Second, this is a jam album, and if you’re averse to looseness then this just isn’t going to cut it. This collection of synth funk, neo-Afrobeat, highlife, organic hip hop and nu-soul jams is hellishly loose. How loose is it? In a final fit of total looseness, the band simply sent off a bunch of recordings to their record label and left it to the sleeve designer to give them and the album a name.
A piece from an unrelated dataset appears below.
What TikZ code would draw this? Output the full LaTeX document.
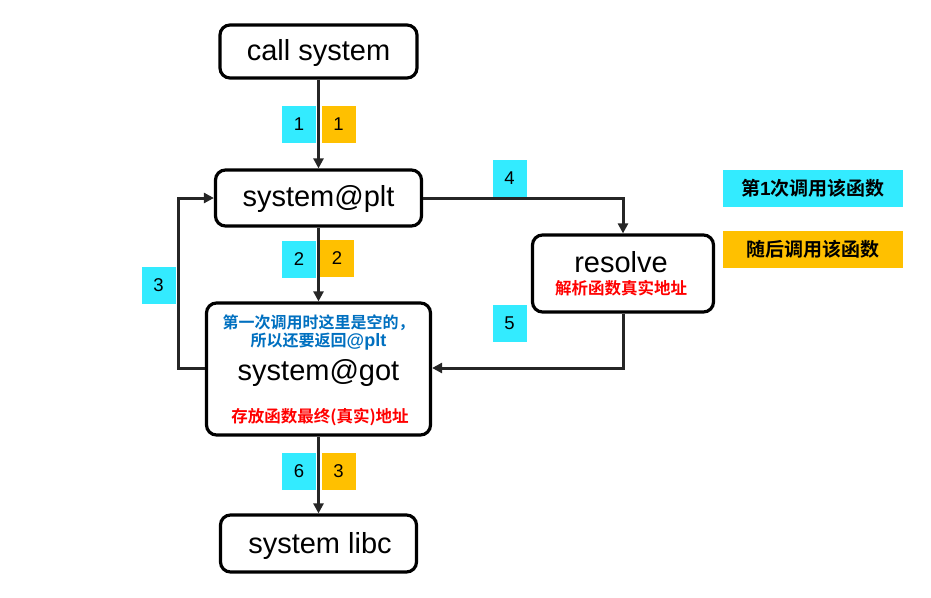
\documentclass[tikz,border=0pt]{standalone}
\usepackage{fontspec}
\setmainfont{Liberation Sans}
\newfontfamily\cjk{Noto Sans CJK SC}[BoldFont={* Bold}]
\usetikzlibrary{arrows.meta}
\definecolor{lblcyan}{RGB}{51,235,255}
\definecolor{lblorange}{RGB}{255,192,0}
\definecolor{txtblue}{RGB}{0,112,192}
\definecolor{linegray}{RGB}{38,38,38}
\tikzset{
  box/.style={draw=black, line width=3.2pt, rounded corners=10pt, fill=white, inner sep=0pt},
  conn/.style={draw=linegray, line width=3pt, -{Triangle[length=10pt,width=10pt]}},
  cyanlbl/.style={fill=lblcyan, minimum width=34pt, minimum height=37pt, inner sep=0pt, font=\fontsize{18.5}{18.5}\selectfont},
  orangelbl/.style={fill=lblorange, minimum width=34pt, minimum height=37pt, inner sep=0pt, font=\fontsize{18.5}{18.5}\selectfont},
  bigtxt/.style={font=\fontsize{29}{29}\selectfont, inner sep=0pt},
  cjkblue/.style={font=\fontsize{16}{16}\selectfont\cjk\bfseries, text=txtblue, inner sep=0pt},
  cjkred/.style={font=\fontsize{16.5}{16.5}\selectfont\cjk\bfseries, text=red, inner sep=0pt},
  legend/.style={minimum width=180pt, minimum height=37pt, inner sep=0pt, font=\fontsize{19}{19}\selectfont\cjk\bfseries}
}
\begin{document}
\begin{tikzpicture}[x=1pt,y=-1pt]
\useasboundingbox (0,0) rectangle (931,597);
% boxes
\node[box, minimum width=197pt, minimum height=53pt] (call) at (318.5,51.5) {};
\node[bigtxt] (calltxt) at (318.5,53) {call system};
\node[box, minimum width=206pt, minimum height=56pt] (plt) at (318.5,198) {};
\node[bigtxt] (plttxt) at (318.5,198.5) {system@plt};
\node[box, minimum width=224pt, minimum height=132pt] (got) at (318.5,369) {};
\node[cjkblue] (gotb1) at (318.5,323) {第一次调用时这里是空的，};
\node[cjkblue] (gotb2) at (318.5,342) {所以还要返回\textbf{\fontspec{Liberation Sans}\fontsize{18}{18}\selectfont @plt}};
\node[bigtxt] (gottxt) at (318.5,373) {system@got};
\node[cjkred] (gotr) at (320,417) {存放函数最终(真实)地址};
\node[box, minimum width=181pt, minimum height=77pt] (res) at (623,273.5) {};
\node[bigtxt] (restxt) at (621,262) {resolve};
\node[cjkred] (resr) at (621,288) {解析函数真实地址};
\node[box, minimum width=196pt, minimum height=57pt] (libc) at (318.5,543.5) {};
\node[bigtxt] (libctxt) at (320,546) {system libc};
% corner coordinates
\coordinate (c1) at (623,198);
\coordinate (c2) at (623,368);
\coordinate (c3) at (178,368);
\coordinate (c4) at (178,198);
% connectors
\draw[conn] (call.south) -- (plt.north);
\draw[conn] (plt.south) -- (got.north);
\draw[conn] (got.south) -- (libc.north);
\draw[conn] (plt.east) -- (c1) -- (res.north);
\draw[conn] (res.south) -- (c2) -- (got.east |- c2);
\draw[conn] (got.west |- c3) -- (c3) -- (c4) -- (plt.west);
% labels
\node[cyanlbl] (l1a) at (299,124.5) {1};
\node[orangelbl] (l1b) at (338.5,124.5) {1};
\node[cyanlbl] (l2a) at (299,259.5) {2};
\node[orangelbl] (l2b) at (337,258) {2};
\node[cyanlbl] (l3) at (158.5,285) {3};
\node[cyanlbl] (l4) at (509.5,178.5) {4};
\node[cyanlbl] (l5) at (509.5,323.5) {5};
\node[cyanlbl] (l6) at (299,471.5) {6};
\node[orangelbl] (l6b) at (338.5,471) {3};
% legend
\node[legend, fill=lblcyan] (leg1) at (813,188.5) {第\fontspec{Liberation Sans}\bfseries 1\cjk\bfseries 次调用该函数};
\node[legend, fill=lblorange] (leg2) at (813,249) {随后调用该函数};
\end{tikzpicture}
\end{document}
RJ&TM may also feature Damon Albarn as a core member, but his job here is not singing Kinks-inspired vignettes about pigeon fanciers called Bert who live in Surbiton in a Mockney accent. Instead, he’s teasing a refreshingly unhinged wall of fizzing and bleeping sound out of an array of analogue synthesizers. To be fair, he does sing on a couple of tracks, most notably Poison, which is reminiscent of one of Blur’s all-too-uncommon, introspective, sincere ballads. Vocal duties elsewhere are shared among an impressive international cast of singers and rappers, including the mesmeric Erykah Badu who, along with the Hypnotic Brass Ensemble, makes Hey, Shooter so memorable.

Put simply, this album is too stone-to-the-bone for dilettantes or debutantes – but for those wanting a herbalised oddity that tips its scruffy, psychedelic cap to Fela Kuti, William Onyeabor, the Ohio Players, Fred Wesley, Augustus Pablo, the BBC Radiophonic Workshop and Bootsy Collins, this album is a genuinely enjoyable find.